Increasing the client-side concurrency level simply means that the front-end web server (or built-in web server's socket listener thread) needs to maintain a small queue of requests to hand off to the application server's worker threads. It doesn't make the server any faster at completing those requests. I've written some more about this at my personal blog [2].
[1] Caveat: Some frameworks appear to have locking or resource contention issues and do not saturate the CPU cores. We will attempt to capture CPU utilization stats in future rounds since this might be of interest to readers and framework maintainers. But increasing concurrency would not increase CPU utilization in these scenarios either.
> concurrency higher than 256 yields very little of interest. The reason being that we are fully saturating the server's CPU cores at 256 concurrency [1].
Well websocket connections are becoming more and more popular. Maybe that's a different benchmark.
But the level of concurrency is pretty important. It basically tells the story of what happens to a "slashdotted" server. If nothing crazy like that happens than most servers might be ok, just maybe have a little higher latency. It is when shit hits the fan that different servers start separating from the herd. Some gracefully slow down, some scale smoothly across CPUs, some start throwing socket errors.
Who cares about these issues? Well anyone who becomes successful. If there are no visitors and no customers and only a GET request here and there every 10 minutes, then those places could really just use any server. A simple Perl or Ruby one will do. Now those that grow and see customers they will be interested in what happens in cases like that. There is a traffic spike at launch of new product so now there is a 200% increase in traffic for that one day and it tapers off.
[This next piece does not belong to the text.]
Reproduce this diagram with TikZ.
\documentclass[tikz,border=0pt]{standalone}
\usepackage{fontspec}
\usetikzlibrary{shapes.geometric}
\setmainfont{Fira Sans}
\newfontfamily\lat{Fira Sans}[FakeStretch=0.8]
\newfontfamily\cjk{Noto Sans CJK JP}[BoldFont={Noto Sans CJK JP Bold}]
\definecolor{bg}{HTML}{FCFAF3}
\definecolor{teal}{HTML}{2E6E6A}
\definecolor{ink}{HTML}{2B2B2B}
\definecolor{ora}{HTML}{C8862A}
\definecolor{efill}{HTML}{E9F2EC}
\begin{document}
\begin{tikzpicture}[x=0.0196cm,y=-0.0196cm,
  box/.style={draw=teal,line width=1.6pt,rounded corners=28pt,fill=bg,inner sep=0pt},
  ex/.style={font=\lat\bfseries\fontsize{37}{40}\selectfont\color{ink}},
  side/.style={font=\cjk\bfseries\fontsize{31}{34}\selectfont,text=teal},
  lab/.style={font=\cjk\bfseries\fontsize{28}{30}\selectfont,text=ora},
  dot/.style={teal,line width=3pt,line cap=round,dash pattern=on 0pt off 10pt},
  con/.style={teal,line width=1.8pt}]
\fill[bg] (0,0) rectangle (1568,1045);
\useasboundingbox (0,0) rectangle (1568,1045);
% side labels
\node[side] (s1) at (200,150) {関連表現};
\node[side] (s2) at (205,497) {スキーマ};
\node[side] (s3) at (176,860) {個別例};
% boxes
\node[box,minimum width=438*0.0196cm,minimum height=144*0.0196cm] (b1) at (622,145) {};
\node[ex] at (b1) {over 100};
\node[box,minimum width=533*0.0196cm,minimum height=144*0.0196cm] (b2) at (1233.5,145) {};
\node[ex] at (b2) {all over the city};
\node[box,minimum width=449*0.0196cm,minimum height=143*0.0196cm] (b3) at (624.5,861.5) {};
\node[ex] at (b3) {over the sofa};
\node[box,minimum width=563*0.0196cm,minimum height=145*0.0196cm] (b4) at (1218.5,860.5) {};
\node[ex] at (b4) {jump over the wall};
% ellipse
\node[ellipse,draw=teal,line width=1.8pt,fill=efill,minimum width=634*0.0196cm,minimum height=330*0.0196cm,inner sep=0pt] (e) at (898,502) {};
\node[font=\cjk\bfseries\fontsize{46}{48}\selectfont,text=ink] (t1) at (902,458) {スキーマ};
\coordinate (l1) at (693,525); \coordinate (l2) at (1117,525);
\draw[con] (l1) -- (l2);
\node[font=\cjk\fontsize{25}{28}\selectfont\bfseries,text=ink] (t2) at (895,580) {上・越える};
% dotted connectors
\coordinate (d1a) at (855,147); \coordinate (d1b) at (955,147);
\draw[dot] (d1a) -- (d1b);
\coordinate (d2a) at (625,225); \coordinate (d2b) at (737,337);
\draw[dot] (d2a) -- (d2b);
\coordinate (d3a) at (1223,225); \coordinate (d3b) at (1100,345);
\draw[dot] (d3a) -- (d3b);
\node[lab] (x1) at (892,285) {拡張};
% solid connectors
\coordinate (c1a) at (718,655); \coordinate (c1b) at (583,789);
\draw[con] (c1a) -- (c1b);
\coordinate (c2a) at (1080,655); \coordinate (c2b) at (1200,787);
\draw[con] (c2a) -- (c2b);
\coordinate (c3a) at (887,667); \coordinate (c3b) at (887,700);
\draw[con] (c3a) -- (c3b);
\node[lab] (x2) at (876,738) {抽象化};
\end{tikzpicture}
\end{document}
Maybe we just come from a different background and that's why they focus is on different metrics.
> It doesn't make the server any faster at completing those requests.
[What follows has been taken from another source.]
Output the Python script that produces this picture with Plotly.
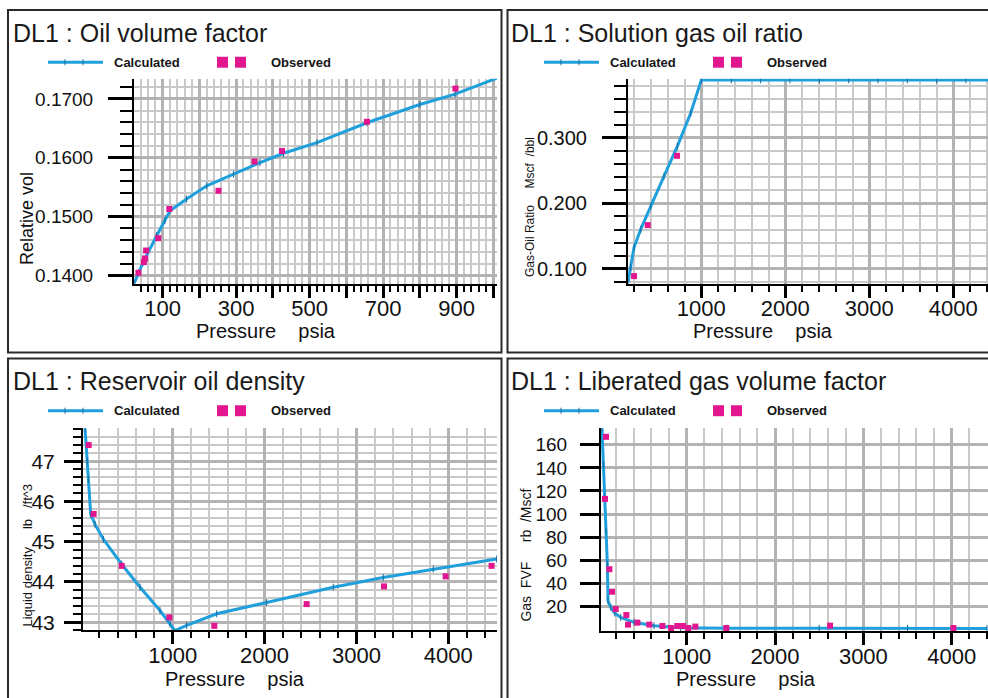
import plotly.graph_objects as go

W, H = 988, 698

# ---------------- data ----------------
# Panel 1: Oil volume factor
oil_p_calc = [22, 47, 84, 106, 120, 165, 220, 293, 365, 429, 520, 656, 800, 896, 1011]
oil_bo_calc = [0.13862, 0.14228, 0.14679, 0.14932, 0.15101, 0.15299, 0.15524, 0.15721,
               0.15918, 0.16076, 0.16256, 0.16594, 0.16904, 0.17080, 0.17355]
oil_p_obs = [34, 49, 52, 55, 88, 118, 252, 350, 425, 656, 897]
oil_bo_obs = [0.14048, 0.14228, 0.14290, 0.14425, 0.14634, 0.15130, 0.15439, 0.15935,
              0.16115, 0.16611, 0.17174]

# Panel 2: Solution gas oil ratio
gor_p_calc = [127, 159, 199, 279, 398, 556, 714, 874, 1000, 1357, 1706, 2056, 2405,
              2754, 3103, 3452, 3801, 4150, 4499]
gor_rs_calc = [0.0797, 0.1025, 0.1329, 0.1607, 0.1961, 0.2417, 0.2872, 0.3380, 0.3886,
               0.3886, 0.3886, 0.3886, 0.3886, 0.3886, 0.3886, 0.3886, 0.3886, 0.3886, 0.3886]
gor_p_obs = [199, 362, 711, 952]
gor_rs_obs = [0.0889, 0.1668, 0.2727, 0.3927]

# Panel 3: Reservoir oil density
dens_p_calc = [46, 71, 82, 108, 155, 246, 445, 645, 862, 971, 1025, 1152, 1479, 2023,
               2748, 3292, 3836, 4526]
dens_calc = [47.82, 47.0, 46.55, 45.68, 45.43, 45.06, 44.44, 43.87, 43.29, 42.96, 42.79,
             42.92, 43.21, 43.49, 43.87, 44.11, 44.32, 44.57]
dens_p_obs = [86, 140, 445, 964, 1453, 2458, 3300, 3971, 4471]
dens_obs = [47.40, 45.69, 44.40, 43.12, 42.91, 43.45, 43.89, 44.14, 44.40]

# Panel 4: Liberated gas volume factor
gas_p_calc = [41, 57, 72, 87, 102, 109, 140, 185, 253, 404, 630, 932, 1460, 2500, 3500, 4400]
gas_bg_calc = [174.4, 142.8, 114.1, 85.3, 56.5, 24.9, 19.2, 14.3, 10.5, 6.2, 3.3, 1.6,
               1.1, 1.0, 1.0, 0.9]
gas_p_obs = [87, 75, 125, 155, 196, 317, 336, 442, 577, 725, 823, 894, 958, 1019, 1098,
             1449, 2623, 4019]
gas_bg_obs = [166.9, 113.1, 52.2, 32.7, 17.7, 12.5, 4.2, 5.9, 4.2, 3.0, 1.3, 3.0, 3.0,
              1.3, 2.5, 1.3, 3.3, 1.3]

titles = ["DL1 : Oil volume factor", "DL1 : Solution gas oil ratio",
          "DL1 : Reservoir oil density", "DL1 : Liberated gas volume factor"]
NB = "\u00a0"
ytitles = ["Relative" + NB + "vol",
           "Gas-Oil" + NB + "Ratio" + NB * 5 + "Mscf" + NB * 2 + "/bbl",
           "Liquid" + NB + "density" + NB * 5 + "lb" + NB * 3 + "/ft^3",
           "Gas" + NB * 2 + "FVF" + NB * 5 + "rb" + NB * 2 + "/Mscf"]
xtitle = "Pressure" + NB * 4 + "psia"

# ---------------- styling ----------------
FONT = "Liberation Sans, Arial, sans-serif"
BLUE = "#1f9fdc"
TICKBLUE = "#1a6c9c"
MAG = "#e2168f"
GRID_MAJ = "#b3b3b3"
GRID_MIN = "#c9c9c9"
TXT = "#111111"


def fx(p):
    return p / W


def fy(p):
    return 1 - p / H


def xaxis(dom, rng, tickvals, ticktext, minor_dtick, anchor):
    return dict(domain=[fx(dom[0]), fx(dom[1])], range=rng, anchor=anchor,
                tickmode="array", tickvals=tickvals, ticktext=ticktext,
                ticks="outside", ticklen=12, tickwidth=3, tickcolor="black",
                showline=True, linecolor="black", linewidth=2,
                showgrid=True, gridcolor=GRID_MAJ, gridwidth=2.5, zeroline=False,
                tickfont=dict(family=FONT, size=22, color=TXT),
                ticklabelstandoff=-8,
                minor=dict(tickmode="linear", tick0=0, dtick=minor_dtick, ticks="outside",
                           ticklen=6, tickwidth=1.5, tickcolor="black",
                           showgrid=True, gridcolor=GRID_MIN, gridwidth=1.5),
                fixedrange=True)


def yaxis(dom, rng, tickvals, ticktext, minor_dtick, anchor, ticklen, size, standoff):
    d = dict(domain=[fy(dom[1]), fy(dom[0])], range=rng, anchor=anchor,
             tickmode="array", tickvals=tickvals, ticktext=ticktext,
             ticks="outside", ticklen=ticklen, tickwidth=3, tickcolor="black",
             showline=True, linecolor="black", linewidth=2,
             showgrid=True, gridcolor=GRID_MAJ, gridwidth=2.5, zeroline=False,
             tickfont=dict(family=FONT, size=size, color=TXT),
             ticklabelstandoff=standoff, fixedrange=True)
    if minor_dtick:
        d["minor"] = dict(tickmode="linear", tick0=0, dtick=minor_dtick, ticks="outside",
                          ticklen=ticklen // 2, tickwidth=1.5, tickcolor="black",
                          showgrid=True, gridcolor=GRID_MIN, gridwidth=1.5)
    return d


fig = go.Figure()

series = [
    (oil_p_calc, oil_bo_calc, oil_p_obs, oil_bo_obs),
    (gor_p_calc, gor_rs_calc, gor_p_obs, gor_rs_obs),
    (dens_p_calc, dens_calc, dens_p_obs, dens_obs),
    (gas_p_calc, gas_bg_calc, gas_p_obs, gas_bg_obs),
]
for i, (xc, yc, xo, yo) in enumerate(series):
    ax = "" if i == 0 else str(i + 1)
    fig.add_trace(go.Scatter(x=xc, y=yc, mode="lines+markers", xaxis="x" + ax, yaxis="y" + ax,
                             line=dict(color=BLUE, width=3),
                             marker=dict(symbol="line-ns", size=5,
                                         line=dict(color=TICKBLUE, width=1)),
                             showlegend=False, hoverinfo="skip"))
    fig.add_trace(go.Scatter(x=xo, y=yo, mode="markers", xaxis="x" + ax, yaxis="y" + ax,
                             marker=dict(symbol="square", size=6, color=MAG),
                             cliponaxis=False, showlegend=False, hoverinfo="skip"))

# panel geometry (pixels)
p1x, p1y = (134, 497), (79, 285)
p2x, p2y = (628, 988), (79, 285)
p3x, p3y = (83, 497), (430, 633)
p4x, p4y = (601, 988), (430, 634)

x1_vals = list(range(100, 1001, 100))
x1_text = [str(v) if (v // 100) % 2 == 1 else "" for v in x1_vals]
big_vals = [1000, 2000, 3000, 4000]
big_text = ["1000", "2000", "3000", "4000"]

layout = dict(
    width=W, height=H, margin=dict(l=0, r=0, t=0, b=0), autosize=False,
    paper_bgcolor="white", plot_bgcolor="white",
    xaxis=xaxis(p1x, [22, 1010], x1_vals, x1_text, 20, "y"),
    yaxis=yaxis(p1y, [0.13860, 0.17343], [0.14, 0.15, 0.16, 0.17],
                ["0.1400", "0.1500", "0.1600", "0.1700"], 0.002, "x", 24, 19, 11),
    xaxis2=xaxis(p2x, [127, 4413], big_vals, big_text, 200, "y2"),
    yaxis2=yaxis(p2y, [0.0772, 0.3905], [0.1, 0.2, 0.3],
                 ["0.100", "0.200", "0.300"], 0.02, "x2", 24, 20, 11),
    xaxis3=xaxis(p3x, [24, 4530], big_vals, big_text, 200, "y3"),
    yaxis3=yaxis(p3y, [42.80, 47.82], [43, 44, 45, 46, 47],
                 ["43", "44", "45", "46", "47"], 0.2, "x3", 17, 21, 5),
    xaxis4=xaxis(p4x, [30, 4411], big_vals, big_text, 200, "y4"),
    yaxis4=yaxis(p4y, [-1.56, 174.4], list(range(20, 161, 20)),
                 [str(v) for v in range(20, 161, 20)], None, "x4", 19, 19, 9),
)
fig.update_layout(**layout)

shapes = []
annotations = []

# panel frames
frames = [(8, 10, 501.5, 354), (507.5, 10, 996, 354), (8, 360, 501.5, 705), (507.5, 360, 996, 705)]
for (x0, y0, x1, y1) in frames:
    shapes.append(dict(type="rect", xref="paper", yref="paper", x0=fx(x0), x1=fx(x1),
                       y0=fy(y1), y1=fy(y0), line=dict(color="#2a2a2a", width=2),
                       fillcolor="rgba(0,0,0,0)", layer="above"))

# titles, legends
origins = [(0, 0), (496, 0), (0, 350), (496, 350)]
for i, (ox, oy) in enumerate(origins):
    annotations.append(dict(text=titles[i], xref="paper", yref="paper",
                            x=fx(11 + ox + (2 if i % 2 else 0)), y=fy(33 + oy),
                            xanchor="left", yanchor="middle", showarrow=False,
                            font=dict(family=FONT, size=25, color="#1a1a1a")))
    ly = 62.5 + oy
    shapes.append(dict(type="line", xref="paper", yref="paper", x0=fx(48 + ox), x1=fx(103 + ox),
                       y0=fy(ly), y1=fy(ly), line=dict(color=BLUE, width=3)))
    for tx in (65, 83):
        shapes.append(dict(type="line", xref="paper", yref="paper", x0=fx(tx + ox), x1=fx(tx + ox),
                           y0=fy(ly - 3), y1=fy(ly + 3), line=dict(color=TICKBLUE, width=1)))
    for sx in (217, 235):
        shapes.append(dict(type="rect", xref="paper", yref="paper", x0=fx(sx + ox), x1=fx(sx + 11 + ox),
                           y0=fy(ly + 5.5), y1=fy(ly - 5.5), fillcolor=MAG, line=dict(width=0)))
    annotations.append(dict(text="<b>Calculated</b>", xref="paper", yref="paper", x=fx(112 + ox), y=fy(ly),
                            xanchor="left", yanchor="middle", showarrow=False,
                            font=dict(family=FONT, size=13, color="#151515")))
    annotations.append(dict(text="<b>Observed</b>", xref="paper", yref="paper", x=fx(269 + ox), y=fy(ly),
                            xanchor="left", yanchor="middle", showarrow=False,
                            font=dict(family=FONT, size=13, color="#151515")))

# axis titles
xt_pos = [(266, 332), (763, 332), (235, 682), (746, 682)]
for (x, y) in xt_pos:
    annotations.append(dict(text=xtitle, xref="paper", yref="paper", x=fx(x), y=fy(y),
                            xanchor="center", yanchor="middle", showarrow=False,
                            font=dict(family=FONT, size=20, color=TXT)))
yt_pos = [(27, 220, 18), (530, 208, 12), (28, 558, 13), (526, 558, 14)]
for i, (x, y, s) in enumerate(yt_pos):
    annotations.append(dict(text=ytitles[i], xref="paper", yref="paper", x=fx(x), y=fy(y),
                            xanchor="center", yanchor="middle", showarrow=False, textangle=-90,
                            font=dict(family=FONT, size=s, color=TXT)))

fig.update_layout(shapes=shapes, annotations=annotations)
fig.write_html("out.html")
But I am not sure what story does benchmarking the servers at an artificial level of concurrency tells us. Maybe it helps those that have a throttling/balancing proxy that always sets the number of connection to 256 at most and otherwise balances out the rest to other servers... And I am not sure if a the heuristic that "If it can handle 2456 requests/second with a single connection at a time" can be extrapolated and implies then it can "handle 2456 concurrent connections in a single second".